The framework I explained above helps you envision and structure the content experience you’d like your audience to have when engaging with your content. But as with practically anything else in life, the reality doesn’t always match what we theorize. So, to make sure that the framework is working and providing an engaging content experience, you need to constantly monitor and evaluate its performance. 

A side note – This is also where many organizations get lost. It’s relatively easy to build the content experience framework. Unfortunately, figuring out how to monitor how well it is working is something completely different.

Overall, there are two ways to measure content experience performance. 

#1. Analyze overall audience’s engagement with content across all marketing channels

In this approach, you measure the change in audience’s engagement before and after introducing the framework. To discover that change, monitor engagement metrics such as:

  • Time on page – The amount of time your audience spends consuming your content. Longer time means greater engagement. 
  • Scroll depth – You can also use software to monitor how far these people scroll down as they consume your content. The further they go (combined with longer time on page) will also signify increase in engagement.
  • Bounce rate – This metric measures how many people leave immediately after landing on a page. High bounce rate signals that the audience doesn’t find the content relevant or engaging to them. Low bounce rate means that those people stay on a page and also engage with other content on the site.

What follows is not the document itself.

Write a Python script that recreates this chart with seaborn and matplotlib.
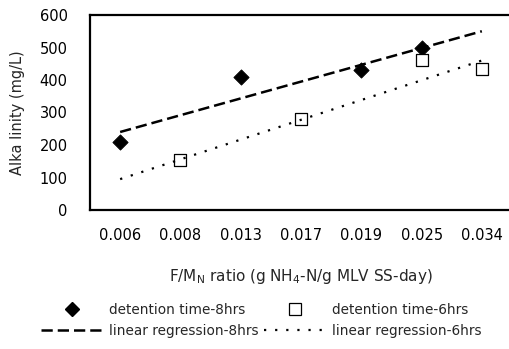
import numpy as np
import pandas as pd
import matplotlib.pyplot as plt
import seaborn as sns
from matplotlib.lines import Line2D

# =========================================================
# DATA
# =========================================================
fm_ratio = ["0.006", "0.008", "0.013", "0.017", "0.019", "0.025", "0.034"]

alk_8hrs = [210, np.nan, 408, np.nan, 431, 500, np.nan]
alk_6hrs = [np.nan, 154, np.nan, 279, np.nan, 462, 434]

# regression lines, end points (first / last ratio)
reg_x = [0, 6]
reg_8hrs = [240, 550]
reg_6hrs = [95, 460]

# =========================================================
# PLOT
# =========================================================
sns.set_style("white")
plt.rcParams["font.family"] = ["DejaVu Sans"]
plt.rcParams["mathtext.fontset"] = "dejavusans"

pos = np.arange(len(fm_ratio))
df8 = pd.DataFrame({"x": pos, "y": alk_8hrs}).dropna()
df6 = pd.DataFrame({"x": pos, "y": alk_6hrs}).dropna()
reg = pd.DataFrame({"x": reg_x, "y8": reg_8hrs, "y6": reg_6hrs})

dash8 = (0, (4.5, 2))
dot6 = (0, (1, 4))

fig = plt.figure(figsize=(5.09, 3.49), dpi=100)
ax = fig.add_axes([90 / 509, 1 - 210 / 349, (512 - 90) / 509, 195 / 349])

sns.lineplot(data=reg, x="x", y="y8", ax=ax, color="black", lw=1.8,
             linestyle=dash8)
sns.lineplot(data=reg, x="x", y="y6", ax=ax, color="black", lw=1.6,
             linestyle=dot6)
sns.scatterplot(data=df8, x="x", y="y", ax=ax, marker="D", s=60,
                color="black", edgecolor="black")
sns.scatterplot(data=df6, x="x", y="y", ax=ax, marker="s", s=75,
                facecolor="white", edgecolor="black", linewidth=0.9)

ax.set_xlim(-0.5, 6.5)
ax.set_ylim(0, 600)
ax.set_yticks(range(0, 601, 100))
ax.set_xticks(pos)
ax.set_xticklabels(fm_ratio)
ax.tick_params(axis="both", length=0, labelsize=10.5, colors="black")
ax.tick_params(axis="y", pad=16)
ax.tick_params(axis="x", pad=13)

for s in ["left", "top", "bottom"]:
    ax.spines[s].set_linewidth(1.6)
    ax.spines[s].set_color("black")
ax.spines["right"].set_visible(False)

ax.set_ylabel("Alka linity (mg/L)", fontsize=10.5)
ax.yaxis.set_label_coords(-0.155, 0.5)
ax.set_xlabel(r"F/M$_\mathregular{N}$ ratio (g NH$_\mathregular{4}$-N/g MLV SS-day)",
              fontsize=11)
ax.xaxis.set_label_coords(0.5, -0.29)

handles = [
    Line2D([], [], marker="D", color="black", ls="none", markersize=7),
    Line2D([], [], color="black", lw=1.8, ls=dash8),
    Line2D([], [], marker="s", color="black", mfc="white", ls="none",
           markersize=8, mew=0.9),
    Line2D([], [], color="black", lw=1.6, ls=dot6),
]
labels = ["detention time-8hrs", "linear regression-8hrs",
          "detention time-6hrs", "linear regression-6hrs"]
fig.legend(handles, labels, ncol=2, loc="upper center",
           bbox_to_anchor=(0.514, 1 - 296 / 349), frameon=False,
           fontsize=9.8, handlelength=4.5, handletextpad=0.5,
           columnspacing=0.4, labelspacing=0.5, borderpad=0)

fig.savefig("out.png", dpi=100)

#2. Compare content’s performance before and after making experience-related changes

In this approach, you focus on the overall impact of the framework on your content’s performance. In other words, you measure whether greater content experience translated into better marketing performance of your assets. 

You can use several different metrics to monitor that change:

  • Rankings – Google often promotes highly-engaging content to the top of rankings. This happens even if the page or domain isn’t authoritative enough to warrant such ranking placement otherwise. Monitoring ranking changes can reveal which pages have gained higher positions due to better experience. 
  • Clicks – This metric measures how many people click to your content from the organic search results, social media, and other channels. An increase in clicks will suggest that after making experience-related changes, the content’s become more visible (i.e., achieved greater rankings or has been shared more often on social media.)
  • Social shares – Similarly to clicks, monitoring sharing patterns can reveal the impact of implementing the customer experience framework on your content’s performance. 


Content experience isn’t a simple concept to grasp. This is one reason why brands often neglect implementing a content experience framework, and focus their efforts on just producing more content. 

But taking control of your content experience opens up a whole range of opportunities to engage customers better, attract them to your brand, and ensure consistent experience along the entire buyer journey.